Excerpted data
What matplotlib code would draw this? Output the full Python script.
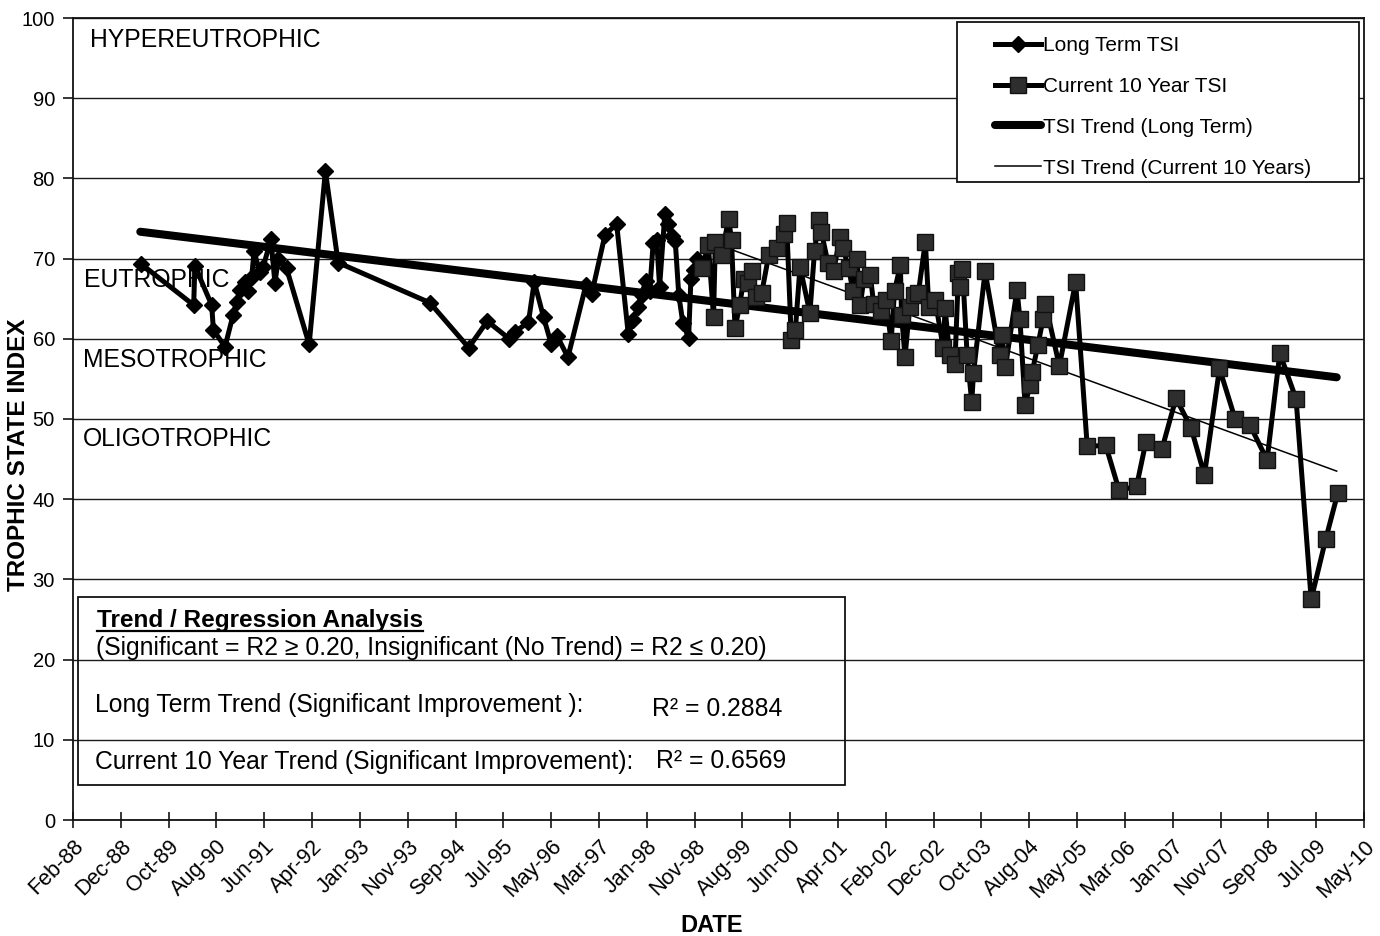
import matplotlib
matplotlib.use("Agg")
import matplotlib.pyplot as plt
from matplotlib.patches import Rectangle
from matplotlib.lines import Line2D

plt.rcParams['font.family'] = ['Liberation Sans', 'DejaVu Sans']

# ---------------- data ----------------
x_tick_labels = ['Feb-88', 'Dec-88', 'Oct-89', 'Aug-90', 'Jun-91', 'Apr-92', 'Jan-93',
                 'Nov-93', 'Sep-94', 'Jul-95', 'May-96', 'Mar-97', 'Jan-98', 'Nov-98',
                 'Aug-99', 'Jun-00', 'Apr-01', 'Feb-02', 'Dec-02', 'Oct-03', 'Aug-04',
                 'May-05', 'Mar-06', 'Jan-07', 'Nov-07', 'Sep-08', 'Jul-09', 'May-10']
tick_start = 1988.10          # decimal year of first tick (Feb-88)
tick_step = 301 / 365.25      # spacing of date ticks in years

long_years = [1989.28, 1990.18, 1990.20, 1990.49, 1990.52, 1990.72, 1990.86, 1990.92, 1990.98, 1991.06,
              1991.11, 1991.18, 1991.22, 1991.32, 1991.38, 1991.51, 1991.58, 1991.64, 1991.78, 1992.17,
              1992.45, 1992.67, 1994.25, 1994.92, 1995.24, 1995.62, 1995.71, 1995.95, 1996.05, 1996.21,
              1996.34, 1996.44, 1996.63, 1996.94, 1997.04, 1997.27, 1997.47, 1997.67, 1997.76, 1997.83,
              1997.90, 1997.97, 1998.04, 1998.10, 1998.16, 1998.21, 1998.30, 1998.36, 1998.42, 1998.48,
              1998.54, 1998.61, 1998.71, 1998.75, 1998.80, 1998.85]
long_tsi = [69.3, 64.2, 69.1, 64.2, 61.1, 59.0, 63.0, 64.6, 66.1, 67.1,
            66.0, 67.7, 70.9, 68.3, 69.0, 72.4, 67.0, 70.0, 68.8, 59.3,
            80.9, 69.5, 64.5, 58.9, 62.2, 60.0, 60.8, 62.1, 67.1, 62.7,
            59.4, 60.4, 57.7, 66.7, 65.6, 73.0, 74.3, 60.6, 62.3, 64.0,
            65.5, 67.2, 66.0, 72.0, 72.3, 66.5, 75.5, 74.3, 72.8, 72.2,
            65.5, 62.0, 60.1, 67.5, 68.6, 70.0]

cur_years = [1998.94, 1999.05, 1999.14, 1999.17, 1999.28, 1999.40, 1999.45, 1999.51, 1999.59, 1999.66,
             1999.74, 1999.80, 1999.88, 1999.97, 2000.09, 2000.23, 2000.35, 2000.40, 2000.48, 2000.55,
             2000.63, 2000.80, 2000.88, 2000.95, 2001.00, 2001.11, 2001.21, 2001.32, 2001.37, 2001.47,
             2001.54, 2001.61, 2001.67, 2001.73, 2001.84, 2001.90, 2002.02, 2002.11, 2002.20, 2002.26,
             2002.36, 2002.38, 2002.44, 2002.52, 2002.59, 2002.67, 2002.79, 2002.85, 2002.96, 2003.10,
             2003.13, 2003.21, 2003.30, 2003.36, 2003.39, 2003.43, 2003.51, 2003.59, 2003.62, 2003.82,
             2004.07, 2004.11, 2004.17, 2004.37, 2004.42, 2004.51, 2004.59, 2004.63, 2004.73, 2004.82,
             2004.86, 2005.10, 2005.38, 2005.58, 2005.90, 2006.13, 2006.43, 2006.59, 2006.87, 2007.11,
             2007.37, 2007.60, 2007.86, 2008.13, 2008.38, 2008.68, 2008.90, 2009.18, 2009.44, 2009.69,
             2009.90]
cur_tsi = [68.8, 71.7, 62.7, 72.1, 70.5, 75.0, 72.3, 61.3, 64.2, 67.4,
           66.9, 68.4, 65.2, 65.7, 70.4, 71.3, 73.1, 74.4, 59.9, 61.1,
           69.0, 63.2, 70.9, 74.8, 73.3, 69.5, 68.5, 72.7, 71.3, 68.8,
           66.0, 70.0, 64.2, 67.5, 68.0, 64.3, 63.5, 64.8, 59.7, 66.0,
           69.2, 63.0, 57.7, 64.0, 65.5, 65.7, 72.1, 64.0, 64.8, 58.8,
           63.8, 58.0, 56.9, 68.2, 66.5, 68.7, 58.0, 52.1, 55.7, 68.4,
           58.0, 60.5, 56.5, 66.1, 62.5, 51.7, 54.2, 55.8, 59.2, 62.5,
           64.4, 56.6, 67.1, 46.6, 46.7, 41.1, 41.6, 47.1, 46.3, 52.6,
           48.9, 43.0, 56.3, 50.0, 49.3, 44.9, 58.2, 52.5, 27.5, 35.0,
           40.8]

long_trend_years = [1989.26, 2009.88]
long_trend_vals = [73.35, 55.2]
cur_trend_years = [1999.42, 2009.88]
cur_trend_vals = [71.2, 43.5]

zone_labels = ['HYPEREUTROPHIC', 'EUTROPHIC', 'MESOTROPHIC', 'OLIGOTROPHIC']
zone_label_y = [97.3, 67.3, 57.3, 47.5]

legend_labels = ['Long Term TSI', 'Current 10 Year TSI',
                 'TSI Trend (Long Term)', 'TSI Trend (Current 10 Years)']

box_title = 'Trend / Regression Analysis'
box_sub = '(Significant = R2 \u2265 0.20, Insignificant (No Trend) = R2 \u2264 0.20)'
box_lt = 'Long Term Trend (Significant Improvement ):'
box_lt_r2 = 'R\u00b2 = 0.2884'
box_ct = 'Current 10 Year Trend (Significant Improvement):'
box_ct_r2 = 'R\u00b2 = 0.6569'

# ---------------- figure ----------------
W, H = 1380, 936
fig = plt.figure(figsize=(W / 100, H / 100), dpi=100)
L, R, T, B = 73, 1364, 18, 820
ax = fig.add_axes([L / W, 1 - B / H, (R - L) / W, (B - T) / H])


def axfrac_x(px):
    return (px - L) / (R - L)


def axfrac_y(py):
    return (B - py) / (B - T)


ax.set_ylim(0, 100)
ax.set_yticks(range(0, 101, 10))
ax.yaxis.grid(True, color='#1a1a1a', linewidth=1.0)
ax.set_axisbelow(True)

xt = [tick_start + i * tick_step for i in range(len(x_tick_labels))]
ax.set_xlim(xt[0], xt[-1])
ax.set_xticks(xt)
ax.set_xticklabels(x_tick_labels, rotation=45, ha='right', va='top',
                   rotation_mode='anchor', fontsize=15.5)
ax.tick_params(axis='x', direction='inout', length=11, width=1.1, pad=6)
ax.tick_params(axis='y', direction='out', length=7, width=1.1, labelsize=14.5, pad=6)
for s in ax.spines.values():
    s.set_linewidth(1.3)
    s.set_color('#111111')

# trend lines
ax.plot(long_trend_years, long_trend_vals, color='black', lw=5.8,
        solid_capstyle='round', zorder=3, label=legend_labels[2])
ax.plot(cur_trend_years, cur_trend_vals, color='black', lw=1.1, zorder=3,
        label=legend_labels[3])

# data series
ax.plot(long_years, long_tsi, color='black', lw=3.6, marker='D', markersize=8.5,
        markerfacecolor='black', markeredgecolor='black', zorder=4, label=legend_labels[0])
ax.plot(cur_years, cur_tsi, color='black', lw=3.6, marker='s', markersize=11,
        markerfacecolor='#2e2e2e', markeredgecolor='#111111', zorder=4, label=legend_labels[1])

# zone labels
zone_x = [90, 84, 83, 83]
for lab, yv, xp in zip(zone_labels, zone_label_y, zone_x):
    ax.text(axfrac_x(xp), yv, lab, transform=ax.get_yaxis_transform(),
            fontsize=17.8, va='center', ha='left', zorder=5)

# legend box
ax.add_patch(Rectangle((axfrac_x(957), axfrac_y(182)), (1359 - 957) / (R - L),
                       (182 - 22) / (B - T), transform=ax.transAxes,
                       facecolor='white', edgecolor='#111111', lw=1.3, zorder=6))
h, l = ax.get_legend_handles_labels()
order = [2, 3, 0, 1]
leg = ax.legend([h[i] for i in order], [l[i] for i in order],
                loc='upper left', bbox_to_anchor=(995 / W, 1 - 36 / H),
                bbox_transform=fig.transFigure, frameon=False, fontsize=15,
                borderpad=0, borderaxespad=0, handlelength=2.2,
                handletextpad=0.12, labelspacing=1.05)
leg.set_zorder(7)

# regression box
ax.add_patch(Rectangle((axfrac_x(78), axfrac_y(785)), (845 - 78) / (R - L),
                       (785 - 597) / (B - T), transform=ax.transAxes,
                       facecolor='none', edgecolor='#111111', lw=1.3, zorder=5))
t_title = ax.text(axfrac_x(97), axfrac_y(620), box_title, transform=ax.transAxes,
                  fontsize=17.6, fontweight='bold', va='center', ha='left', zorder=6)
ax.text(axfrac_x(96), axfrac_y(648), box_sub, transform=ax.transAxes,
        fontsize=17.8, va='center', ha='left', zorder=6)
ax.text(axfrac_x(95), axfrac_y(705), box_lt, transform=ax.transAxes,
        fontsize=17.8, va='center', ha='left', zorder=6)
ax.text(axfrac_x(652), axfrac_y(709), box_lt_r2, transform=ax.transAxes,
        fontsize=17.8, va='center', ha='left', zorder=6)
ax.text(axfrac_x(95), axfrac_y(762), box_ct, transform=ax.transAxes,
        fontsize=17.8, va='center', ha='left', zorder=6)
ax.text(axfrac_x(656), axfrac_y(761), box_ct_r2, transform=ax.transAxes,
        fontsize=17.8, va='center', ha='left', zorder=6)

# axis titles
fig.text(19 / W, 1 - 455 / H, 'TROPHIC STATE INDEX', rotation=90, fontsize=17.5,
         fontweight='bold', ha='center', va='center')
fig.text(712 / W, 1 - 925 / H, 'DATE', fontsize=17, fontweight='bold',
         ha='center', va='center')

# underline for the box title
fig.canvas.draw()
bb = t_title.get_window_extent()
inv = fig.transFigure.inverted()
(x0, y0) = inv.transform((bb.x0, bb.y0 + 1))
(x1, _) = inv.transform((bb.x1, bb.y0 + 1))
fig.add_artist(Line2D([x0, x1], [y0, y0], transform=fig.transFigure,
                      color='black', lw=1.6))

fig.savefig('out.png', dpi=100)
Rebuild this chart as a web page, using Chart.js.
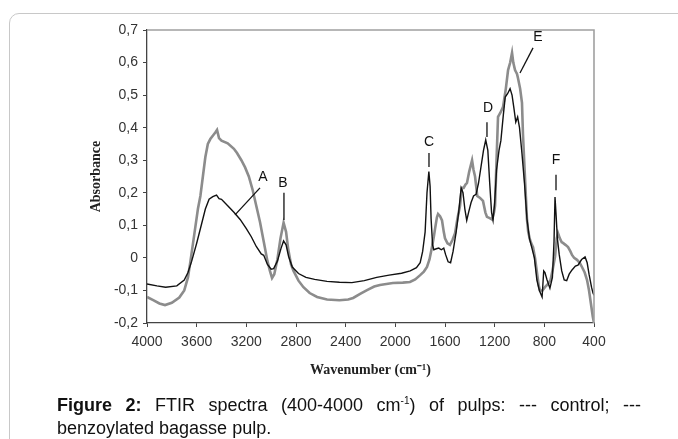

Prompt
Reproduce the data above word for word from its first line through the line that holds "plt.rcParams['font.family'] = ['Liberation", both ends included; skip pictures.

Result of this exercise
What matplotlib code would draw this? Output the full Python script.
import matplotlib
matplotlib.use("Agg")
import matplotlib.pyplot as plt
from matplotlib.patches import Rectangle
from matplotlib.lines import Line2D

plt.rcParams['font.family'] = ['Liberation Sans', 'DejaVu Sans']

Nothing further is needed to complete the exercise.